A recent change to Pennsylvania law is expected to give a
boost to the state’s solar industry.
On Oct. 30, Governor Tom Wolf signed a bill that will
provide more protection for home-grown projects and prevent out-of-state solar
power from affecting Pennsylvania’s marketplace for alternative energy.
StateImpact Pennsylvania discussed the significance of the
change with Christina Simeone, Director of Policy and External Affairs for the
Kleinman Center for Energy Policy at the University of Pennsylvania.
Note: this interview has been edited for length and clarity
Q: There was some good news recently for the solar
industry in Pennsylvania, right?
A: Very good news for the solar industry in
Pennsylvania. A change in law was made that will incentivize more solar being
built in Pennsylvania. People are basically saying this is now “closing
Pennsylvania’s borders.” I’ll explain that, but to understand what happened
recently, you have to look at the past.
In 2004, Pennsylvania established a law that a certain
amount of electricity sold by utilities to consumers to be supplied by
renewable energy.
Q: That’s the Alternative
Energy Portfolio Standard.
A: Yes—that law required that by 2021, 18 percent of
the electricity sold to consumers in Pennsylvania be supplied by alternative
and renewable sources. Of that 18 percent, a half a percent would have to come
from solar.
But the way the law was written, even though Pennsylvania
ratepayers were paying for this renewable energy to be built, it didn’t
necessarily have to be built within Pennsylvania. It could be built anywhere
within the broader 13-state (plus DC) electricity grid, called PJM Interconnection. A lot of renewable energy got built in
Pennsylvania and outside of Pennsylvania. Those projects generated credits that
could be submitted for compliance with Pennsylvania’s law.

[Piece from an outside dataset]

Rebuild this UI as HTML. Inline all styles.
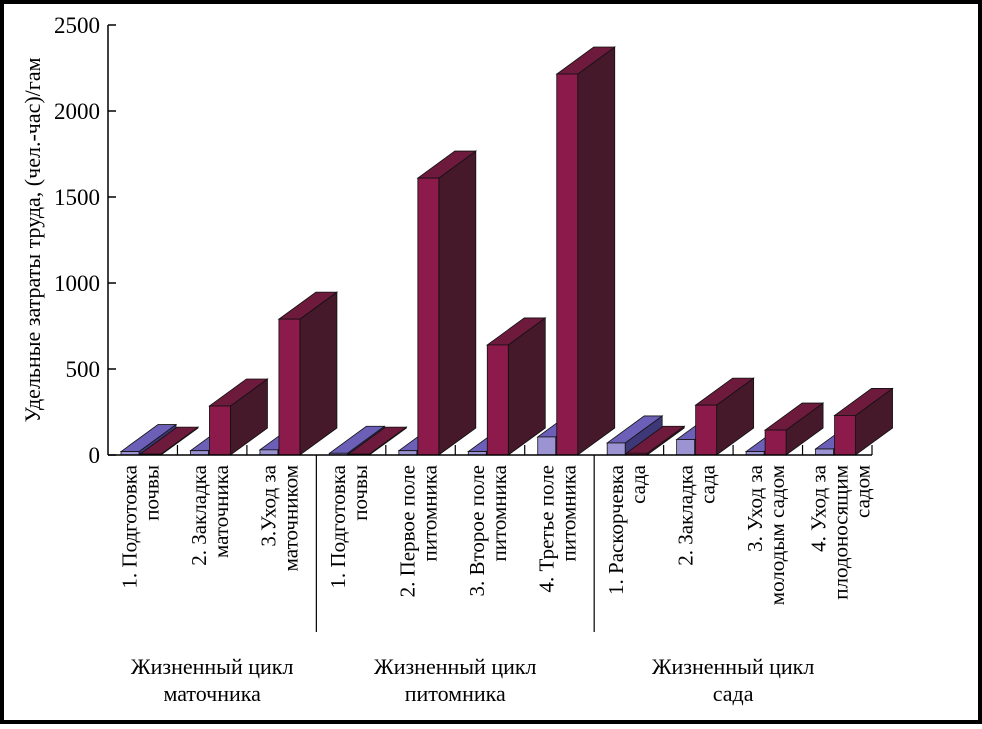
<!DOCTYPE html>
<html><head><meta charset="utf-8"><style>
html,body{margin:0;padding:0;background:#fff}
svg, svg text{font-family:"Liberation Serif","DejaVu Serif",serif}
</style></head><body>
<svg id="chart" width="982" height="724" viewBox="0 0 982 724" font-family="Liberation Serif, serif">
<rect x="2" y="2" width="978" height="720" fill="#fff" stroke="#000" stroke-width="4"/>
<g id="plot"></g>
</svg>
<script>
const categories=[["1. Подготовка","почвы"],["2. Закладка","маточника"],["3.Уход за","маточником"],["1. Подготовка","почвы"],["2. Первое поле","питомника"],["3. Второе поле","питомника"],["4. Третье поле","питомника"],["1. Раскорчевка","сада"],["2. Закладка","сада"],["3. Уход за","молодым садом"],["4. Уход за","плодоносящим","садом"]];
const blueValues=[20,25,30,10,25,20,105,70,90,20,35];
const redValues=[5,285,790,5,1610,640,2215,10,290,145,230];
const yTicks=[0,500,1000,1500,2000,2500];
const groups=[["Жизненный цикл","маточника"],["Жизненный цикл","питомника"],["Жизненный цикл","сада"]];
const groupSizes=[3,4,4];

const NS="http://www.w3.org/2000/svg";
const g=document.getElementById('plot');
const X0=108,X1=872,Y0=455,Y1=25,YMAX=2500;
const step=(X1-X0)/categories.length;
const yScale=v=>Y0-(v/YMAX)*(Y0-Y1);
const xCat=i=>X0+i*step;
const FF='Liberation Serif, serif';
function mk(tag,attrs,parent){const e=document.createElementNS(NS,tag);for(const k in attrs)e.setAttribute(k,attrs[k]);(parent||g).appendChild(e);return e;}
const DX=37,DY=-27;
function bar3d(x,w,v,cf,ct,cs,name){
  const y=yScale(v);
  const grp=mk('g',{});
  
  
  mk('polygon',{points:`${x+w},${y} ${x+w+DX},${y+DY} ${x+w+DX},${Y0+DY} ${x+w},${Y0}`,fill:cs,stroke:'#111','stroke-width':0.8},grp);
  mk('polygon',{points:`${x},${y} ${x+DX},${y+DY} ${x+w+DX},${y+DY} ${x+w},${y}`,fill:ct,stroke:'#111','stroke-width':0.8},grp);
  mk('rect',{x:x,y:y,width:w,height:Y0-y,fill:cf,stroke:'#111','stroke-width':0.8},grp);
}
let ax=mk('line',{x1:X0,y1:Y1,x2:X0,y2:Y0,stroke:'#000','stroke-width':1.5});

yTicks.forEach(t=>{
  const y=yScale(t);
  mk('line',{x1:X0,y1:y,x2:X0+8,y2:y,stroke:'#000','stroke-width':1.5});
  const tx=mk('text',{x:X0-8,y:y+8,'text-anchor':'end','font-size':23,'font-family':FF});
  tx.textContent=t;
  
});
const yt=mk('text',{transform:'translate(40,240) rotate(-90)','text-anchor':'middle','font-size':22,'font-family':FF});
yt.textContent='Удельные затраты труда, (чел.-час)/гам';

categories.forEach((c,i)=>{
  const x=xCat(i);
  bar3d(x+13,18,blueValues[i],'#9b93d2','#6c5fb8','#3e3878','bar-blue-'+i);
  bar3d(x+32,21,redValues[i],'#8c1a4b','#6d1a3d','#45182a','bar-red-'+i);
});
const xa=mk('line',{x1:X0,y1:Y0,x2:X1,y2:Y0,stroke:'#000','stroke-width':1.5});

let bi=0;const bounds=[];groupSizes.forEach(s=>{bi+=s;bounds.push(bi);});
for(let i=1;i<=categories.length;i++){
  const x=xCat(i);
  const long=bounds.includes(i)&&i<categories.length;
  mk('line',{x1:x,y1:Y0,x2:x,y2:long?632:445,stroke:'#000','stroke-width':1.2});
}
categories.forEach((c,i)=>{
  const cx=xCat(i)+step/2;
  const n=c.length;
  c.forEach((line,j)=>{
    const x=cx+(n===3?-12:-6)+j*22;
    const t=mk('text',{transform:`translate(${x},465) rotate(-90)`,'text-anchor':'end','font-size':21,'font-family':FF});
    t.textContent=line;
    
  });
});
let start=0;
groups.forEach((gl,k)=>{
  const cx=(xCat(start)+xCat(start+groupSizes[k]))/2;
  start+=groupSizes[k];
  gl.forEach((line,j)=>{
    const t=mk('text',{x:cx,y:674+j*27,'text-anchor':'middle','font-size':22,'font-family':FF});
    t.textContent=line;
    
  });
});
</script>
</body></html>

Q: Those are called Solar Renewable Energy Credits.
A: Yes, Renewable Energy Credits (RECs), or Solar
Renewable Energy Credits (SRECs). The law was passed in 2004, but it turned out
the amount of solar built grew much faster than the law anticipated. Some of
that was because of the Recovery Act,some of it was the [Pennsylvania] Alternative Energy Investment Act of 2008.
Also, the cost of solar came down tremendously. What
ended up happening was Pennsylvania had much more solar than initially
expected. So, you had a high supply of solar, but the law only demanded a
certain amount, and that dynamic led to the price of the SRECs dropping.*
A: So before this recent change–before the borders were
closed–you could get credit for solar power produced outside of Pennsylvania.
Right. The oversupply problem has been lingering for many
years. We just haven’t been able to dig out of the hole, because other states
just keep adding solar before we can, because they may have more attractive
incentives.
Q: Who benefits most now from the borders being closed?
A: I think it’s a benefit for Pennsylvanians, because
now Pennsylvania ratepayer monies will go into building solar within
Pennsylvania. Eventually as more solar comes online, the price of the SREC
will start to go up.
Several years ago, we were seeing tremendous solar growth
and a big uptick in solar jobs. We missed an opportunity to continue that
growth by not realigning our law to where the market was. So I think this
[change in the law] is an important step forward.
*For example, a Pennsylvania SREC sells for about $5, while
neighboring state New Jersey sells for $193.